WRITTEN PROBLEM >> How many lines of these records hold the string "this"? Reply with the number alone.

##############################

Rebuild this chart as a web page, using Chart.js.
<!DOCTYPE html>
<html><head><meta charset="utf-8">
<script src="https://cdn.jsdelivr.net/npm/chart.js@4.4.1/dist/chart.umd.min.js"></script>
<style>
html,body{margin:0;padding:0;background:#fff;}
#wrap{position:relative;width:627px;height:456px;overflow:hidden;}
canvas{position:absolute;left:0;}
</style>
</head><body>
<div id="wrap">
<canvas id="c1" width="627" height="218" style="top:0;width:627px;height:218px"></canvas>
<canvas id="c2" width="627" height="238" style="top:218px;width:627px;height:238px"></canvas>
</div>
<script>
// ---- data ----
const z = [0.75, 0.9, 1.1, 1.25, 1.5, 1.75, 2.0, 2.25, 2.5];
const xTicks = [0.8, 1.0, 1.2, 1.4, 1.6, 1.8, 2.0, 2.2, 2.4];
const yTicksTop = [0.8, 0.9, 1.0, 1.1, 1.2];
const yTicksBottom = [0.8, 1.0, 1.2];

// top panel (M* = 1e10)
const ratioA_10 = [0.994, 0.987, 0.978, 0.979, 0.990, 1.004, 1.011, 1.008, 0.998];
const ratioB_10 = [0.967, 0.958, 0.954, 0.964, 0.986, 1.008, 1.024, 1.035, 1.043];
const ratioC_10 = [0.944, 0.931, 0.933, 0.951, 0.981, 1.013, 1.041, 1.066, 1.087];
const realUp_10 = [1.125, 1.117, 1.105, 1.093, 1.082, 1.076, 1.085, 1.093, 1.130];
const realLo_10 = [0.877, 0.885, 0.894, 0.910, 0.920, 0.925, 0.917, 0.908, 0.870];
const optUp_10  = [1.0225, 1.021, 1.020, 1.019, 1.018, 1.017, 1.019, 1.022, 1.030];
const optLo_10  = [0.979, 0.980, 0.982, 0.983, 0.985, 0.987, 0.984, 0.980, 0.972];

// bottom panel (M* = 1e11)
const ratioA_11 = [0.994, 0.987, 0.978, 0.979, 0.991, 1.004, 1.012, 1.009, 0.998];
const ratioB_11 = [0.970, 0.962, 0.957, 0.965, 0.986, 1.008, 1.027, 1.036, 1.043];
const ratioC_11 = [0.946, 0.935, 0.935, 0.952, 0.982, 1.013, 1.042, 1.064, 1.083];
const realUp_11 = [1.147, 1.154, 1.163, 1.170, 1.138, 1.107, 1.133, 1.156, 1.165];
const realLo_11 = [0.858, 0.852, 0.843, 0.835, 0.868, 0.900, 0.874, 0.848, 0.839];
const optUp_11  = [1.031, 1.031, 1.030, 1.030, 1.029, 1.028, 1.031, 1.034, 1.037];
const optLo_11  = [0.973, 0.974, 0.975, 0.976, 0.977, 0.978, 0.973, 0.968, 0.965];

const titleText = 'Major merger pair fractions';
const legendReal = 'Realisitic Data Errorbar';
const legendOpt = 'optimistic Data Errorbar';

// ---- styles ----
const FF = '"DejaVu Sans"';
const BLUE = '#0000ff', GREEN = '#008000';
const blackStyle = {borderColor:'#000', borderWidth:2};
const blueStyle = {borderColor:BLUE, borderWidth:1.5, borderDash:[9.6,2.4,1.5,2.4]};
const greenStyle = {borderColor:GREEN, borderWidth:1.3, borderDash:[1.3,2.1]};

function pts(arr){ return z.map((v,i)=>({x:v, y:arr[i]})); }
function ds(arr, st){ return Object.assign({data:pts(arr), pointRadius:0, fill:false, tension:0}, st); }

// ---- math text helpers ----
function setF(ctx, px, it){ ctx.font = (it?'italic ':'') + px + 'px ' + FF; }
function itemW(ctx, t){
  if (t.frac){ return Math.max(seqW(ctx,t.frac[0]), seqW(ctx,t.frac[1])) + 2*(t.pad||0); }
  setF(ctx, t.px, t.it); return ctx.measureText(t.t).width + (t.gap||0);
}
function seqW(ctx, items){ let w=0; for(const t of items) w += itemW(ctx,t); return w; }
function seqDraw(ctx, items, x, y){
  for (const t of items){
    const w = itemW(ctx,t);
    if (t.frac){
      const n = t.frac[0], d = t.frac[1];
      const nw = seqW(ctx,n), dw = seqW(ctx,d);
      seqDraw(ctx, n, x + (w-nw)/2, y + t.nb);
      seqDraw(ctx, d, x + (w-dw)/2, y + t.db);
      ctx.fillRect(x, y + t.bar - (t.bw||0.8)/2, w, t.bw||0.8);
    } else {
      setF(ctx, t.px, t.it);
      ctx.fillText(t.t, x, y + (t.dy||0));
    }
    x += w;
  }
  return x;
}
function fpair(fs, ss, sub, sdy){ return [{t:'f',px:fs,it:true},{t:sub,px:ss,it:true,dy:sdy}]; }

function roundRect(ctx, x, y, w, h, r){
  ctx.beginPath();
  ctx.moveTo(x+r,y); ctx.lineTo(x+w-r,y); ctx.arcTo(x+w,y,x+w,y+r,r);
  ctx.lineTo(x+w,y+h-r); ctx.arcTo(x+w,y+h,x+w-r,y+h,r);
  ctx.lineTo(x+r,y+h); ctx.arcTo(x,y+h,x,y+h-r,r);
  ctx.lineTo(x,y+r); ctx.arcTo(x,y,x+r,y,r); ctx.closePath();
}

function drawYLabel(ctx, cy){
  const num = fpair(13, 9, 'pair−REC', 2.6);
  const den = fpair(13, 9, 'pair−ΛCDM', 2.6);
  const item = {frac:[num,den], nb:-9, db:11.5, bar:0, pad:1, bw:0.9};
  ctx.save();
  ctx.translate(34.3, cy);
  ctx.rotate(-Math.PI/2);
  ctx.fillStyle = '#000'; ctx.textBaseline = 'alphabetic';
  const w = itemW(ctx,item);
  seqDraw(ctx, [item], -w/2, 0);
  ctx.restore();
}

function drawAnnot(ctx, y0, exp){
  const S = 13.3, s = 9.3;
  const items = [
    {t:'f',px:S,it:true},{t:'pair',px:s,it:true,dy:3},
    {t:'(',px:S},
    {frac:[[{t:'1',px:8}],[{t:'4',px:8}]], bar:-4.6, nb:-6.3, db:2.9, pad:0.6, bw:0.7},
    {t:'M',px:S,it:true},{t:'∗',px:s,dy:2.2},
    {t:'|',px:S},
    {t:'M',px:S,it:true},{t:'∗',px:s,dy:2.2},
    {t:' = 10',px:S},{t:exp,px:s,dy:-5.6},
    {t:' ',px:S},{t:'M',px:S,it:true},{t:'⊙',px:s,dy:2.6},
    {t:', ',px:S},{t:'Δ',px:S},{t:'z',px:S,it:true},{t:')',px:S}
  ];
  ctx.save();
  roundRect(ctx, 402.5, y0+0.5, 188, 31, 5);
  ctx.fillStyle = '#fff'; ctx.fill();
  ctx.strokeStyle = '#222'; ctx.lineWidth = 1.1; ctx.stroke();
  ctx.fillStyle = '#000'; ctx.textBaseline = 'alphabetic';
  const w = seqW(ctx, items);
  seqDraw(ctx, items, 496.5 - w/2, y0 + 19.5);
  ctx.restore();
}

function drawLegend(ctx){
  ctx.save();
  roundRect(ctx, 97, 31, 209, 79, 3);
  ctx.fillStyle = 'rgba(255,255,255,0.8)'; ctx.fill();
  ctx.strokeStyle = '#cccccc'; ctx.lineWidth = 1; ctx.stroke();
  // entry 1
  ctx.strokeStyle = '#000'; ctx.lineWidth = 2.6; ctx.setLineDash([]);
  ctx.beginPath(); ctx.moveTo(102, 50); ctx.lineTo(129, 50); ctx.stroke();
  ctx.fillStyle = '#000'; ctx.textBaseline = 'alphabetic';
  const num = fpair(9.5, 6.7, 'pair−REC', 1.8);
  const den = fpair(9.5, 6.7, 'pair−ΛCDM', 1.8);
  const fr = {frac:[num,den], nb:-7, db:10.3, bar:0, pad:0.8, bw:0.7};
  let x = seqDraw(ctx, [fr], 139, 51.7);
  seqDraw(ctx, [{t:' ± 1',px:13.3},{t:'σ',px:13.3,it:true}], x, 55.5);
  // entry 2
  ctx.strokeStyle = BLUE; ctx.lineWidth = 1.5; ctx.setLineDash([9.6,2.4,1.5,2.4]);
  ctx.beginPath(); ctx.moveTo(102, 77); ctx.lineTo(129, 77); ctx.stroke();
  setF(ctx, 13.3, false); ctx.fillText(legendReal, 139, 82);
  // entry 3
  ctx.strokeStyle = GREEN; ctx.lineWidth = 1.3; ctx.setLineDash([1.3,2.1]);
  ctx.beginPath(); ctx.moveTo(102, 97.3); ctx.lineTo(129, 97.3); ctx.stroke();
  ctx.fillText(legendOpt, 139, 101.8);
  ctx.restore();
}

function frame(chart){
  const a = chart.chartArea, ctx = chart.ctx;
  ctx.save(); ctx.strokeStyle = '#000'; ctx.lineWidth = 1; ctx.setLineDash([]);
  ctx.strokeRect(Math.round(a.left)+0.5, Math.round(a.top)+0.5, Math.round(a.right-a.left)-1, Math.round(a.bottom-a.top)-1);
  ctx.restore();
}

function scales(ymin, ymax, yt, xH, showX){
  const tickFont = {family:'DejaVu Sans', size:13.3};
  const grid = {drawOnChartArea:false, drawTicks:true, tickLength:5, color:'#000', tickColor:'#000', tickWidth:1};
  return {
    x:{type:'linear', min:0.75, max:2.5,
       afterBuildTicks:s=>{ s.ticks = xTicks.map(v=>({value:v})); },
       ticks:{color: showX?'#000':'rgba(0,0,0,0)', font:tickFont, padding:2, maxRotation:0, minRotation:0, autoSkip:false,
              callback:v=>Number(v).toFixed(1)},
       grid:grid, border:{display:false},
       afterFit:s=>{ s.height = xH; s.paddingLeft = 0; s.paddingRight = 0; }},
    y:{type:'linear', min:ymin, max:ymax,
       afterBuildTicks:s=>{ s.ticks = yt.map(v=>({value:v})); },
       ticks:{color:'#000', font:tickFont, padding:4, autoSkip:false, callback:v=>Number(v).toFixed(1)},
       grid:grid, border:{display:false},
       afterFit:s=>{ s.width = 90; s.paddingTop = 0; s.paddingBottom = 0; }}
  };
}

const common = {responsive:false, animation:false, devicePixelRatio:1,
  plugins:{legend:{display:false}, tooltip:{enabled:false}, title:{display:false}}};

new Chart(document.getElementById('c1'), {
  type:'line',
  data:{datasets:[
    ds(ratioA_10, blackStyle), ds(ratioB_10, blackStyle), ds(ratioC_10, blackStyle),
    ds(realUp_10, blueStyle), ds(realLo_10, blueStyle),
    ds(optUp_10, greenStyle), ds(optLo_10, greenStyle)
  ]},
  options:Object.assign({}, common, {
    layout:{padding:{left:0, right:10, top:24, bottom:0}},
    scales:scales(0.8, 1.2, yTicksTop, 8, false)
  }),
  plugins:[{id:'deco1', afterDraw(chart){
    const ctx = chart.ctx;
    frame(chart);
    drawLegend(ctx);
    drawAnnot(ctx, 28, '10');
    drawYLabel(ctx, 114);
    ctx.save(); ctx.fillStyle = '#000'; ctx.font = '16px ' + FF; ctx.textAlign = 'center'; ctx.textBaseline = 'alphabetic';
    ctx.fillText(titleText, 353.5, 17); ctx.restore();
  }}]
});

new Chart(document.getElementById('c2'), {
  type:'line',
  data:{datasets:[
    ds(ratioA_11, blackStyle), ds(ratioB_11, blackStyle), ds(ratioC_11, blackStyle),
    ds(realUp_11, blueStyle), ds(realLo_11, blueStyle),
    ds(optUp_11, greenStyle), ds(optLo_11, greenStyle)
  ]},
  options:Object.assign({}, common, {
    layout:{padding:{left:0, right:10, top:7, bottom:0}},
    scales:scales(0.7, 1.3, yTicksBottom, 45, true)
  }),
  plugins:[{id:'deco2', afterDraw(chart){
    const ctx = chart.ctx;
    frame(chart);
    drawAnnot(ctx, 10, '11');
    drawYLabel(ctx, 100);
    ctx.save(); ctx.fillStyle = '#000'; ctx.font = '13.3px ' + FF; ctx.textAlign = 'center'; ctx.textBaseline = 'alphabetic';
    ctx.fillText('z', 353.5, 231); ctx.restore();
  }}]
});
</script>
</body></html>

##############################

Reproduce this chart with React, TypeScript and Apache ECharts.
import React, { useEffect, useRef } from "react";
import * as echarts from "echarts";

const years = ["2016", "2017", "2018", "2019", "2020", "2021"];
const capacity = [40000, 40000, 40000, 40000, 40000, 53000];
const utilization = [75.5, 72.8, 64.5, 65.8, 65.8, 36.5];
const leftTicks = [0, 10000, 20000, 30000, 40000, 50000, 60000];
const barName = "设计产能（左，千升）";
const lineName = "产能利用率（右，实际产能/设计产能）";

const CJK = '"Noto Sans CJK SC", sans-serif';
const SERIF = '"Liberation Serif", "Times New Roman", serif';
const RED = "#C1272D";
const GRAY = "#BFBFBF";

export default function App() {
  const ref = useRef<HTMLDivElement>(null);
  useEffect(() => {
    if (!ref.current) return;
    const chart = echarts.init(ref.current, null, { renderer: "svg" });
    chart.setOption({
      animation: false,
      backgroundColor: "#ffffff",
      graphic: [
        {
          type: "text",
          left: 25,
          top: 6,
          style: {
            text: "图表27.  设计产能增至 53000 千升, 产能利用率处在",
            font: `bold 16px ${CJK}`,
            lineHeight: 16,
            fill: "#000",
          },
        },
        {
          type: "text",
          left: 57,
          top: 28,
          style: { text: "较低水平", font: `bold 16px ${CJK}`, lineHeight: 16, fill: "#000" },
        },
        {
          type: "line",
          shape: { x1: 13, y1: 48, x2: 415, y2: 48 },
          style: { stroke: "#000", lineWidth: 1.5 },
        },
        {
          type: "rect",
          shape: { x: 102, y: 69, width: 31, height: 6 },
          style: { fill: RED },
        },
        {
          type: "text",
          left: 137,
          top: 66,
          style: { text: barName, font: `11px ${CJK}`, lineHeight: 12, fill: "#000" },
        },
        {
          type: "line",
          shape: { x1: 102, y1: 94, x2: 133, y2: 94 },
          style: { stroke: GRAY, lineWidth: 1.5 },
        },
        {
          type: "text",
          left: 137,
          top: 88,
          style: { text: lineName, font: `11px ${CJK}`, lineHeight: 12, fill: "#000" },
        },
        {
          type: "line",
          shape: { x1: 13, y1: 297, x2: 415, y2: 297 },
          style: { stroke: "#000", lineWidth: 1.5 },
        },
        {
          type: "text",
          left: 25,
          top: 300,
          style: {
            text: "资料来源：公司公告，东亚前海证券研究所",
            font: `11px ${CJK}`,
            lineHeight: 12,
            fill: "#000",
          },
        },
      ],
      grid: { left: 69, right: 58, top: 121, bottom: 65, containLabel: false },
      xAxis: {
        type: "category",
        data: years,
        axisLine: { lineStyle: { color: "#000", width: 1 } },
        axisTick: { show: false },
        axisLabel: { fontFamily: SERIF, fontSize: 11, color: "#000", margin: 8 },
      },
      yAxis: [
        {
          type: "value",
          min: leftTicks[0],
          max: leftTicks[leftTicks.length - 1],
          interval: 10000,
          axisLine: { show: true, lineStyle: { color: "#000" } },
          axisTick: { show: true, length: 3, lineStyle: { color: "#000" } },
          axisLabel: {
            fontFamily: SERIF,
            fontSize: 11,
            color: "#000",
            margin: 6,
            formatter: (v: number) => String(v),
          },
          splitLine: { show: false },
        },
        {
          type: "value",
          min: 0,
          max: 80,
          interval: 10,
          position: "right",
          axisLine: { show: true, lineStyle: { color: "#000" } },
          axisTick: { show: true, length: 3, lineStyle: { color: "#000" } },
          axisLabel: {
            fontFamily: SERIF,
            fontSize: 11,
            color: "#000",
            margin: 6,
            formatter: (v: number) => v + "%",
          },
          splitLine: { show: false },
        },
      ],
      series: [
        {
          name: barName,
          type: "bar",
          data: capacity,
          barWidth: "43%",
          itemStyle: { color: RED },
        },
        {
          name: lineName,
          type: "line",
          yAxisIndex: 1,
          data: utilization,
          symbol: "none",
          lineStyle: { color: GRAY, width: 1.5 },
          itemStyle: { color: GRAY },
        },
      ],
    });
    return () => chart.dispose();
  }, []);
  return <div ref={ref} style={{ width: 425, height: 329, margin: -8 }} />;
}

##############################

TASK OUTPUT >> 2